Exercise objective: Extract only the first line of the listing and every line after it up to and including the one with "anchor=base] (mod) at". Omit the pictures.

───── Source excerpt

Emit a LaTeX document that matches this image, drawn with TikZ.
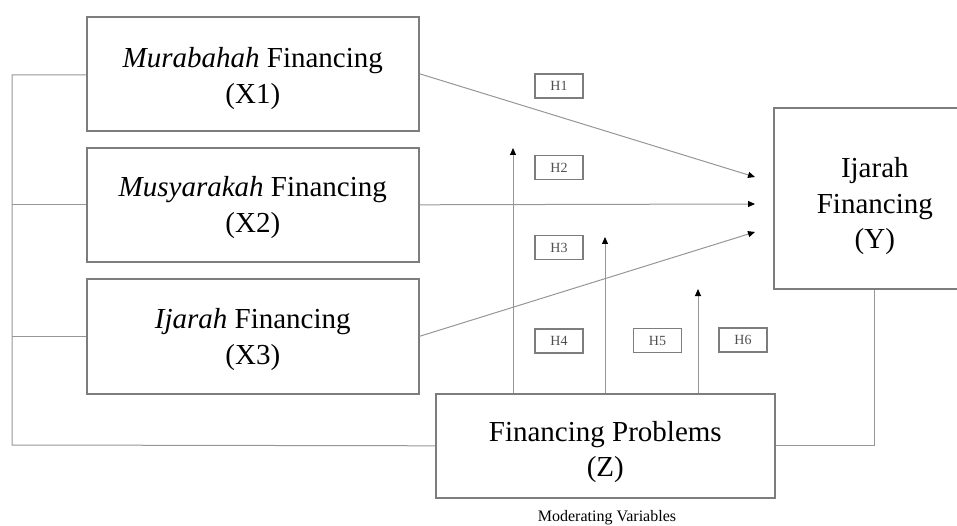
\documentclass[tikz,border=0pt]{standalone}
\usepackage{fontspec}
\setmainfont{Liberation Serif}
\usetikzlibrary{arrows.meta}
\definecolor{boxgray}{RGB}{125,125,125}
\definecolor{linegray}{RGB}{150,150,150}
\definecolor{hgray}{RGB}{80,80,80}
\newcommand{\topgap}[1]{\rule{0pt}{#1}}
\begin{document}
\begin{tikzpicture}[x=1pt,y=-1pt,
  var/.style={draw=boxgray, line width=1.6pt, align=center, inner sep=0pt,
    font=\fontsize{29}{35.5}\selectfont, anchor=north west},
  hyp/.style={draw=boxgray, line width=1.2pt, minimum width=48pt, minimum height=24pt,
    inner sep=0pt, font=\fontsize{14}{16}\selectfont, text=hgray},
  conn/.style={draw=linegray, line width=1pt},
  arr/.style={conn, -{Triangle[length=7pt,width=6pt,color=black]}}]
\useasboundingbox (0,0) rectangle (957,526);

% variable boxes
\node[var, minimum width=332pt, minimum height=114pt] (x1) at (86,16)
  {\topgap{30pt}\textit{Murabahah} Financing\\(X1)};
\node[var, minimum width=332pt, minimum height=114pt] (x2) at (86,147)
  {\topgap{26pt}\textit{Musyarakah} Financing\\(X2)};
\node[var, minimum width=332pt, minimum height=115pt] (x3) at (86,278)
  {\topgap{27pt}\textit{Ijarah} Financing\\(X3)};
\node[var, minimum width=202pt, minimum height=181pt] (y) at (773,107)
  {\topgap{36pt}Ijarah\\Financing\\(Y)};
\node[var, minimum width=339pt, minimum height=104pt] (z) at (435,393)
  {\topgap{33pt}Financing Problems\\(Z)};
\node[font=\fontsize{16}{18}\selectfont, anchor=base] (mod) at (607,521) {Moderating Variables};

% hypothesis labels
\node[hyp] (h1) at (559,86) {H1};
\node[hyp] (h2) at (559,167.5) {H2};
\node[hyp] (h3) at (559,247.5) {H3};
\node[hyp] (h4) at (559,341) {H4};
\node[hyp] (h5) at (657.5,340.5) {H5};
\node[hyp] (h6) at (743,340) {H6};

% coordinates
\coordinate (bt) at (12,75);
\coordinate (bb) at (12,445);
\coordinate (a1) at (755,177);
\coordinate (a2) at (755,204);
\coordinate (a3) at (755,232);
\coordinate (m1) at (513,148);
\coordinate (m2) at (605,237);
\coordinate (m3) at (698,289);

% left bus
\draw[conn] (x1.west |- bt) -- (bt) -- (bb) -- (z.west);
\draw[conn] (x2.west) -- (x2.west -| bt);
\draw[conn] (x3.west) -- (x3.west -| bt);
% right connector
\draw[conn] (z.east) -| (y.south);

% direct effects
\draw[arr] (x1.east) -- (a1);
\draw[arr] (x2.east) -- (a2);
\draw[arr] (x3.east) -- (a3);

% moderating arrows
\draw[arr] (z.north -| m1) -- (m1);
\draw[arr] (z.north -| m2) -- (m2);
\draw[arr] (z.north -| m3) -- (m3);
\end{tikzpicture}
\end{document}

──────────

Response for this exercise:
Emit a LaTeX document that matches this image, drawn with TikZ.
\documentclass[tikz,border=0pt]{standalone}
\usepackage{fontspec}
\setmainfont{Liberation Serif}
\usetikzlibrary{arrows.meta}
\definecolor{boxgray}{RGB}{125,125,125}
\definecolor{linegray}{RGB}{150,150,150}
\definecolor{hgray}{RGB}{80,80,80}
\newcommand{\topgap}[1]{\rule{0pt}{#1}}
\begin{document}
\begin{tikzpicture}[x=1pt,y=-1pt,
  var/.style={draw=boxgray, line width=1.6pt, align=center, inner sep=0pt,
    font=\fontsize{29}{35.5}\selectfont, anchor=north west},
  hyp/.style={draw=boxgray, line width=1.2pt, minimum width=48pt, minimum height=24pt,
    inner sep=0pt, font=\fontsize{14}{16}\selectfont, text=hgray},
  conn/.style={draw=linegray, line width=1pt},
  arr/.style={conn, -{Triangle[length=7pt,width=6pt,color=black]}}]
\useasboundingbox (0,0) rectangle (957,526);

% variable boxes
\node[var, minimum width=332pt, minimum height=114pt] (x1) at (86,16)
  {\topgap{30pt}\textit{Murabahah} Financing\\(X1)};
\node[var, minimum width=332pt, minimum height=114pt] (x2) at (86,147)
  {\topgap{26pt}\textit{Musyarakah} Financing\\(X2)};
\node[var, minimum width=332pt, minimum height=115pt] (x3) at (86,278)
  {\topgap{27pt}\textit{Ijarah} Financing\\(X3)};
\node[var, minimum width=202pt, minimum height=181pt] (y) at (773,107)
  {\topgap{36pt}Ijarah\\Financing\\(Y)};
\node[var, minimum width=339pt, minimum height=104pt] (z) at (435,393)
  {\topgap{33pt}Financing Problems\\(Z)};
\node[font=\fontsize{16}{18}\selectfont, anchor=base] (mod) at (607,521) {Moderating Variables};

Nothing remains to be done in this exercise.